__Exercise objective__: Images are not part of the copy; transcribe all the data exactly.

__Data block__:
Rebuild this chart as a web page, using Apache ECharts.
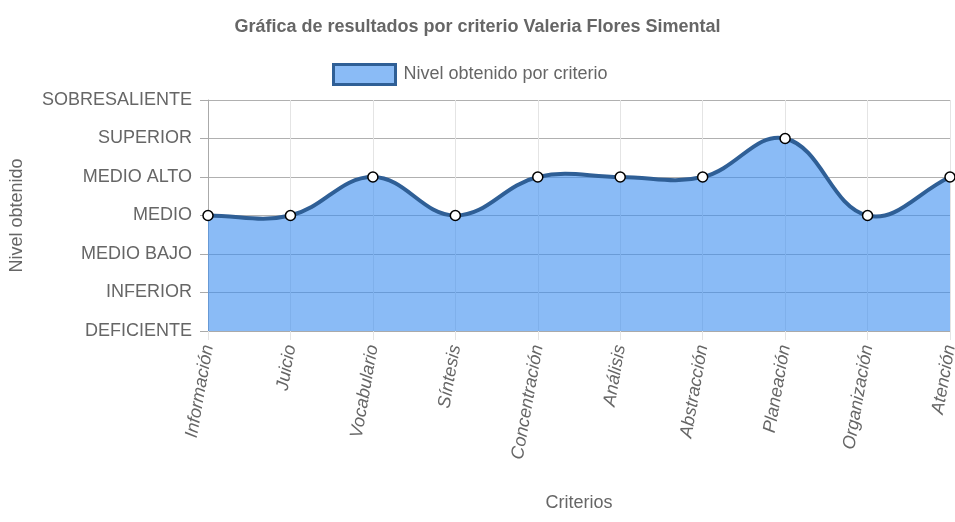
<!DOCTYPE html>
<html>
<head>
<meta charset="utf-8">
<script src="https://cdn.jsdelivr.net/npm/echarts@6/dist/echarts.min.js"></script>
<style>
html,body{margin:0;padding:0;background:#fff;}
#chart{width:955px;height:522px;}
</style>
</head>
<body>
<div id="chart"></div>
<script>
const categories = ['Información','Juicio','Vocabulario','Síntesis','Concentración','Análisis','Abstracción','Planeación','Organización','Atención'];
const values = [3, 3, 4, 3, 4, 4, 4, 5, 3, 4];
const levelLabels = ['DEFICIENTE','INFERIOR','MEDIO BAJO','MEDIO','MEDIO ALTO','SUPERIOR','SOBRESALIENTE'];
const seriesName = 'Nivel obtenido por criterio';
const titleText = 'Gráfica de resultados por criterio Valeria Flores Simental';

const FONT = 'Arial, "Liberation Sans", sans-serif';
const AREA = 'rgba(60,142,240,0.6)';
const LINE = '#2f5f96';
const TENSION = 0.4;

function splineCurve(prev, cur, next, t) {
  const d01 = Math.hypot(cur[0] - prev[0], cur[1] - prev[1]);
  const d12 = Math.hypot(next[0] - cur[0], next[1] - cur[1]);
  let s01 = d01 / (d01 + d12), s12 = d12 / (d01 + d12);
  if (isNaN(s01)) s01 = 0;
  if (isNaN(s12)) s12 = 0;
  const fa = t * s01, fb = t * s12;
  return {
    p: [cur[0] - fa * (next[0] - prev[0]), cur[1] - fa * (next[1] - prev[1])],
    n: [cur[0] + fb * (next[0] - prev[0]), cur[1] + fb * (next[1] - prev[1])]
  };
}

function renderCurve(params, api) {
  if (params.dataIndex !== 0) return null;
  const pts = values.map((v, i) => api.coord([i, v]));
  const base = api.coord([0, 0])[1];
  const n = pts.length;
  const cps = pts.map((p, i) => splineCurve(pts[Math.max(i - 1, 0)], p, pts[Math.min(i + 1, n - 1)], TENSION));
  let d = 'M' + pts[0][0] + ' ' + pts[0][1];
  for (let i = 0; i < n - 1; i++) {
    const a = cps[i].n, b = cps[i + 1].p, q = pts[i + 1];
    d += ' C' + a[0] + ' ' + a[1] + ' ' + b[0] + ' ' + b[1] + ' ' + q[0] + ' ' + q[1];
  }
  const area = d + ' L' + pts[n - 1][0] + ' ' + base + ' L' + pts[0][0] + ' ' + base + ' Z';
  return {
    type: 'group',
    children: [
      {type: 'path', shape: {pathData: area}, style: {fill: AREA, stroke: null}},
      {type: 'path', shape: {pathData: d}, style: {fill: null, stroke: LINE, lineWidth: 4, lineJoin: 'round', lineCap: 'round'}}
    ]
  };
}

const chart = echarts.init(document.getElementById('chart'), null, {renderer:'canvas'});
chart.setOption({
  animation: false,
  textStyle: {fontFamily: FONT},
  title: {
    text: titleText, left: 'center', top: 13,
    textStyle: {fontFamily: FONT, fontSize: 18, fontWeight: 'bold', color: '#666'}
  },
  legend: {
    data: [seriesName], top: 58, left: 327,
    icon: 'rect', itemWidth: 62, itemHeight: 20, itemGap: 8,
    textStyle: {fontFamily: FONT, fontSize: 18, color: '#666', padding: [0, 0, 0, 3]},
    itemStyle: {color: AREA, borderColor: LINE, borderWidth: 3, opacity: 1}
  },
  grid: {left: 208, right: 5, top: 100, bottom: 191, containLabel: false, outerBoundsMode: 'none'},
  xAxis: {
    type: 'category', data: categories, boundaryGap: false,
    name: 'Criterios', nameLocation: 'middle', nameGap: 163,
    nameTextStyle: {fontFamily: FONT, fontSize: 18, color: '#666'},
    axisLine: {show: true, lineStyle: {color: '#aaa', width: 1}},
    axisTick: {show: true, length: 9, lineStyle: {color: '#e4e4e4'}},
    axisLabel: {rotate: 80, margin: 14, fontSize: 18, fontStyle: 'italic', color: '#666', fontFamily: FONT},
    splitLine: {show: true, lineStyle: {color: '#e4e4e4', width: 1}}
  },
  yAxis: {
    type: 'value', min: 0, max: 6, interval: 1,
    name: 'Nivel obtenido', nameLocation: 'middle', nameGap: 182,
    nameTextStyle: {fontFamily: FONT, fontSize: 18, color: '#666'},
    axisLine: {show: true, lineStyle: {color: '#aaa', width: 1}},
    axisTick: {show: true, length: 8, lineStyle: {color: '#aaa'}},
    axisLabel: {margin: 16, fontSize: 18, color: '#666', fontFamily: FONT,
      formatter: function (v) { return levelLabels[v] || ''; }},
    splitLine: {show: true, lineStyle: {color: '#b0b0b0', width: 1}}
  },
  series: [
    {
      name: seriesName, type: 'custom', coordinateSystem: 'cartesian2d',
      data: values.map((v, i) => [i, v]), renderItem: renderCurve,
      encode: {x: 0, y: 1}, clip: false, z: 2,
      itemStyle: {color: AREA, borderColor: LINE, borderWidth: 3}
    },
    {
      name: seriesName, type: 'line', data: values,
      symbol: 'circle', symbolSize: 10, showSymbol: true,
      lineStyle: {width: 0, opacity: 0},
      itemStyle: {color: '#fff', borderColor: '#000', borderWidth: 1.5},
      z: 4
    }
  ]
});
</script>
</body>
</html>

__Output below__:
Rebuild this chart as a web page, using Apache ECharts.
<!DOCTYPE html>
<html>
<head>
<meta charset="utf-8">
<script src="https://cdn.jsdelivr.net/npm/echarts@6/dist/echarts.min.js"></script>
<style>
html,body{margin:0;padding:0;background:#fff;}
#chart{width:955px;height:522px;}
</style>
</head>
<body>
<div id="chart"></div>
<script>
const categories = ['Información','Juicio','Vocabulario','Síntesis','Concentración','Análisis','Abstracción','Planeación','Organización','Atención'];
const values = [3, 3, 4, 3, 4, 4, 4, 5, 3, 4];
const levelLabels = ['DEFICIENTE','INFERIOR','MEDIO BAJO','MEDIO','MEDIO ALTO','SUPERIOR','SOBRESALIENTE'];
const seriesName = 'Nivel obtenido por criterio';
const titleText = 'Gráfica de resultados por criterio Valeria Flores Simental';

const FONT = 'Arial, "Liberation Sans", sans-serif';
const AREA = 'rgba(60,142,240,0.6)';
const LINE = '#2f5f96';
const TENSION = 0.4;

function splineCurve(prev, cur, next, t) {
  const d01 = Math.hypot(cur[0] - prev[0], cur[1] - prev[1]);
  const d12 = Math.hypot(next[0] - cur[0], next[1] - cur[1]);
  let s01 = d01 / (d01 + d12), s12 = d12 / (d01 + d12);
  if (isNaN(s01)) s01 = 0;
  if (isNaN(s12)) s12 = 0;
  const fa = t * s01, fb = t * s12;
  return {
    p: [cur[0] - fa * (next[0] - prev[0]), cur[1] - fa * (next[1] - prev[1])],
    n: [cur[0] + fb * (next[0] - prev[0]), cur[1] + fb * (next[1] - prev[1])]
  };
}

function renderCurve(params, api) {
  if (params.dataIndex !== 0) return null;
  const pts = values.map((v, i) => api.coord([i, v]));
  const base = api.coord([0, 0])[1];
  const n = pts.length;
  const cps = pts.map((p, i) => splineCurve(pts[Math.max(i - 1, 0)], p, pts[Math.min(i + 1, n - 1)], TENSION));
  let d = 'M' + pts[0][0] + ' ' + pts[0][1];
  for (let i = 0; i < n - 1; i++) {
    const a = cps[i].n, b = cps[i + 1].p, q = pts[i + 1];
    d += ' C' + a[0] + ' ' + a[1] + ' ' + b[0] + ' ' + b[1] + ' ' + q[0] + ' ' + q[1];
  }
  const area = d + ' L' + pts[n - 1][0] + ' ' + base + ' L' + pts[0][0] + ' ' + base + ' Z';
  return {
    type: 'group',
    children: [
      {type: 'path', shape: {pathData: area}, style: {fill: AREA, stroke: null}},
      {type: 'path', shape: {pathData: d}, style: {fill: null, stroke: LINE, lineWidth: 4, lineJoin: 'round', lineCap: 'round'}}
    ]
  };
}

const chart = echarts.init(document.getElementById('chart'), null, {renderer:'canvas'});
chart.setOption({
  animation: false,
  textStyle: {fontFamily: FONT},
  title: {
    text: titleText, left: 'center', top: 13,
    textStyle: {fontFamily: FONT, fontSize: 18, fontWeight: 'bold', color: '#666'}
  },
  legend: {
    data: [seriesName], top: 58, left: 327,
    icon: 'rect', itemWidth: 62, itemHeight: 20, itemGap: 8,
    textStyle: {fontFamily: FONT, fontSize: 18, color: '#666', padding: [0, 0, 0, 3]},
    itemStyle: {color: AREA, borderColor: LINE, borderWidth: 3, opacity: 1}
  },
  grid: {left: 208, right: 5, top: 100, bottom: 191, containLabel: false, outerBoundsMode: 'none'},
  xAxis: {
    type: 'category', data: categories, boundaryGap: false,
    name: 'Criterios', nameLocation: 'middle', nameGap: 163,
    nameTextStyle: {fontFamily: FONT, fontSize: 18, color: '#666'},
    axisLine: {show: true, lineStyle: {color: '#aaa', width: 1}},
    axisTick: {show: true, length: 9, lineStyle: {color: '#e4e4e4'}},
    axisLabel: {rotate: 80, margin: 14, fontSize: 18, fontStyle: 'italic', color: '#666', fontFamily: FONT},
    splitLine: {show: true, lineStyle: {color: '#e4e4e4', width: 1}}
  },
  yAxis: {
    type: 'value', min: 0, max: 6, interval: 1,
    name: 'Nivel obtenido', nameLocation: 'middle', nameGap: 182,
    nameTextStyle: {fontFamily: FONT, fontSize: 18, color: '#666'},
    axisLine: {show: true, lineStyle: {color: '#aaa', width: 1}},
    axisTick: {show: true, length: 8, lineStyle: {color: '#aaa'}},
    axisLabel: {margin: 16, fontSize: 18, color: '#666', fontFamily: FONT,
      formatter: function (v) { return levelLabels[v] || ''; }},
    splitLine: {show: true, lineStyle: {color: '#b0b0b0', width: 1}}
  },
  series: [
    {
      name: seriesName, type: 'custom', coordinateSystem: 'cartesian2d',
      data: values.map((v, i) => [i, v]), renderItem: renderCurve,
      encode: {x: 0, y: 1}, clip: false, z: 2,
      itemStyle: {color: AREA, borderColor: LINE, borderWidth: 3}
    },
    {
      name: seriesName, type: 'line', data: values,
      symbol: 'circle', symbolSize: 10, showSymbol: true,
      lineStyle: {width: 0, opacity: 0},
      itemStyle: {color: '#fff', borderColor: '#000', borderWidth: 1.5},
      z: 4
    }
  ]
});
</script>
</body>
</html>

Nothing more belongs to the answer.